TASK DETAILS: Copy the material that follows word for word and omit its pictures.

DATA EXCERPT:
□ □ □ □

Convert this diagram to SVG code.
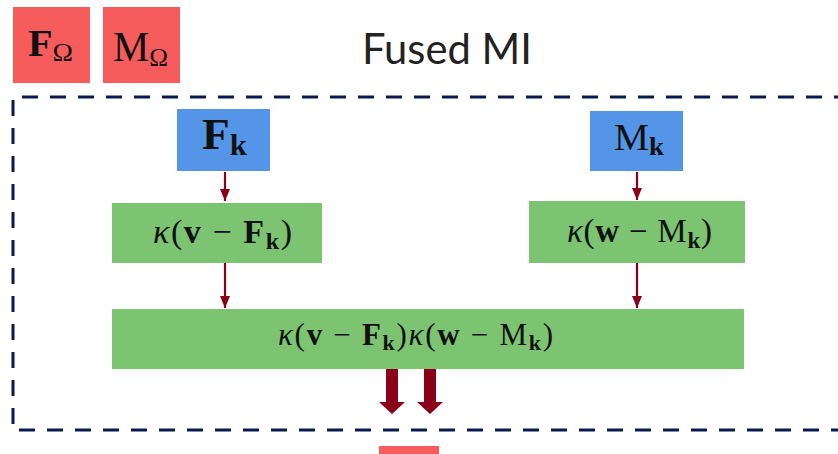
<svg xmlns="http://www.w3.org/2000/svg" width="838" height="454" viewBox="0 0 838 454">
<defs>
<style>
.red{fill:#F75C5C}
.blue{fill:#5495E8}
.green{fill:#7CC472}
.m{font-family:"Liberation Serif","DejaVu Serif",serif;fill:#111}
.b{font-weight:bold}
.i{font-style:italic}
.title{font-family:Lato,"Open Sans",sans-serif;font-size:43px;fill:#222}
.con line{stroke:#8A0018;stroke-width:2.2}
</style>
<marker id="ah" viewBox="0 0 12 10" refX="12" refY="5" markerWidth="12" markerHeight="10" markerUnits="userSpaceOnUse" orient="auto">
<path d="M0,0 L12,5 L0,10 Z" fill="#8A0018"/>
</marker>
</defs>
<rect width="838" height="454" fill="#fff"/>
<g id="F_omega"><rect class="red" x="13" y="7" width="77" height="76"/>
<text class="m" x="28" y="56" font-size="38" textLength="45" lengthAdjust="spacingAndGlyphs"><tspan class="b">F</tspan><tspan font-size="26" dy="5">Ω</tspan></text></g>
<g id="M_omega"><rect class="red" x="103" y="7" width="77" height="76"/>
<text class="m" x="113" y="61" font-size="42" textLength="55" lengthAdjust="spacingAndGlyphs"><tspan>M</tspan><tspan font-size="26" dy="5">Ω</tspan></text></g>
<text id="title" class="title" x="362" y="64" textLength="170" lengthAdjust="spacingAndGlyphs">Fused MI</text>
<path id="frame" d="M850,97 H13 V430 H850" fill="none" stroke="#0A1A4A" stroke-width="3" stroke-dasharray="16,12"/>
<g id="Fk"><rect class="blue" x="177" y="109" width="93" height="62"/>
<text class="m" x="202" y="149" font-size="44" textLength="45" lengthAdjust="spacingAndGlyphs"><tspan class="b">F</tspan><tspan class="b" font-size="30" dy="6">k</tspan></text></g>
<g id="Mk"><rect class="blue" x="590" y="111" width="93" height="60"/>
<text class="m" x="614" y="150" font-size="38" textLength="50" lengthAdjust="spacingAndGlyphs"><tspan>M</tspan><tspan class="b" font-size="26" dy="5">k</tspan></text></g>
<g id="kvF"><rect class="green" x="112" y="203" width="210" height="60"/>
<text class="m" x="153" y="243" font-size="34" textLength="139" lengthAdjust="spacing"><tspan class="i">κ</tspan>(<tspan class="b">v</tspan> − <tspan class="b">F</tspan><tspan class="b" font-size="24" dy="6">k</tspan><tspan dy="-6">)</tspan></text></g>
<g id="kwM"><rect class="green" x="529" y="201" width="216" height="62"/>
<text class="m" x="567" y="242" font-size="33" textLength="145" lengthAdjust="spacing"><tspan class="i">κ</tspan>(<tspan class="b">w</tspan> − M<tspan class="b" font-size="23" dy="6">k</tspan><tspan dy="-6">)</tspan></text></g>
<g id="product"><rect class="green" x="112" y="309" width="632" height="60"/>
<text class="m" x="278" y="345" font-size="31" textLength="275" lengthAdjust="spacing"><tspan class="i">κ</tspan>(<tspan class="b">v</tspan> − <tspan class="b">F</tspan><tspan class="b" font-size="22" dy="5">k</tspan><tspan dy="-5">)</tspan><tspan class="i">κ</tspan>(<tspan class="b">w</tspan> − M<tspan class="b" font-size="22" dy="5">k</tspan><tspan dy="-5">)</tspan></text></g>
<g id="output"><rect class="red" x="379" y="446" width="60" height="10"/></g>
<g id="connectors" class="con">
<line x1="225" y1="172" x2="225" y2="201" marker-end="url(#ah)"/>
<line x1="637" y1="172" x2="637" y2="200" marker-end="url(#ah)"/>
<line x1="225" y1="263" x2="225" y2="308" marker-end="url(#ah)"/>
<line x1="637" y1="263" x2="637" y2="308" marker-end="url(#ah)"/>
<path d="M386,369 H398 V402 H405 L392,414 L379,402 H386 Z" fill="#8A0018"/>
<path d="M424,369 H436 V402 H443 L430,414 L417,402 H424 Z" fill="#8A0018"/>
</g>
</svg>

□ □ □ □

RESPONSE TO THIS EXERCISE:
Convert this diagram to SVG code.
<svg xmlns="http://www.w3.org/2000/svg" width="838" height="454" viewBox="0 0 838 454">
<defs>
<style>
.red{fill:#F75C5C}
.blue{fill:#5495E8}
.green{fill:#7CC472}
.m{font-family:"Liberation Serif","DejaVu Serif",serif;fill:#111}
.b{font-weight:bold}
.i{font-style:italic}
.title{font-family:Lato,"Open Sans",sans-serif;font-size:43px;fill:#222}
.con line{stroke:#8A0018;stroke-width:2.2}
</style>
<marker id="ah" viewBox="0 0 12 10" refX="12" refY="5" markerWidth="12" markerHeight="10" markerUnits="userSpaceOnUse" orient="auto">
<path d="M0,0 L12,5 L0,10 Z" fill="#8A0018"/>
</marker>
</defs>
<rect width="838" height="454" fill="#fff"/>
<g id="F_omega"><rect class="red" x="13" y="7" width="77" height="76"/>
<text class="m" x="28" y="56" font-size="38" textLength="45" lengthAdjust="spacingAndGlyphs"><tspan class="b">F</tspan><tspan font-size="26" dy="5">Ω</tspan></text></g>
<g id="M_omega"><rect class="red" x="103" y="7" width="77" height="76"/>
<text class="m" x="113" y="61" font-size="42" textLength="55" lengthAdjust="spacingAndGlyphs"><tspan>M</tspan><tspan font-size="26" dy="5">Ω</tspan></text></g>
<text id="title" class="title" x="362" y="64" textLength="170" lengthAdjust="spacingAndGlyphs">Fused MI</text>
<path id="frame" d="M850,97 H13 V430 H850" fill="none" stroke="#0A1A4A" stroke-width="3" stroke-dasharray="16,12"/>
<g id="Fk"><rect class="blue" x="177" y="109" width="93" height="62"/>
<text class="m" x="202" y="149" font-size="44" textLength="45" lengthAdjust="spacingAndGlyphs"><tspan class="b">F</tspan><tspan class="b" font-size="30" dy="6">k</tspan></text></g>
<g id="Mk"><rect class="blue" x="590" y="111" width="93" height="60"/>
<text class="m" x="614" y="150" font-size="38" textLength="50" lengthAdjust="spacingAndGlyphs"><tspan>M</tspan><tspan class="b" font-size="26" dy="5">k</tspan></text></g>
<g id="kvF"><rect class="green" x="112" y="203" width="210" height="60"/>
<text class="m" x="153" y="243" font-size="34" textLength="139" lengthAdjust="spacing"><tspan class="i">κ</tspan>(<tspan class="b">v</tspan> − <tspan class="b">F</tspan><tspan class="b" font-size="24" dy="6">k</tspan><tspan dy="-6">)</tspan></text></g>
<g id="kwM"><rect class="green" x="529" y="201" width="216" height="62"/>
<text class="m" x="567" y="242" font-size="33" textLength="145" lengthAdjust="spacing"><tspan class="i">κ</tspan>(<tspan class="b">w</tspan> − M<tspan class="b" font-size="23" dy="6">k</tspan><tspan dy="-6">)</tspan></text></g>
<g id="product"><rect class="green" x="112" y="309" width="632" height="60"/>
<text class="m" x="278" y="345" font-size="31" textLength="275" lengthAdjust="spacing"><tspan class="i">κ</tspan>(<tspan class="b">v</tspan> − <tspan class="b">F</tspan><tspan class="b" font-size="22" dy="5">k</tspan><tspan dy="-5">)</tspan><tspan class="i">κ</tspan>(<tspan class="b">w</tspan> − M<tspan class="b" font-size="22" dy="5">k</tspan><tspan dy="-5">)</tspan></text></g>
<g id="output"><rect class="red" x="379" y="446" width="60" height="10"/></g>
<g id="connectors" class="con">
<line x1="225" y1="172" x2="225" y2="201" marker-end="url(#ah)"/>
<line x1="637" y1="172" x2="637" y2="200" marker-end="url(#ah)"/>
<line x1="225" y1="263" x2="225" y2="308" marker-end="url(#ah)"/>
<line x1="637" y1="263" x2="637" y2="308" marker-end="url(#ah)"/>
<path d="M386,369 H398 V402 H405 L392,414 L379,402 H386 Z" fill="#8A0018"/>
<path d="M424,369 H436 V402 H443 L430,414 L417,402 H424 Z" fill="#8A0018"/>
</g>
</svg>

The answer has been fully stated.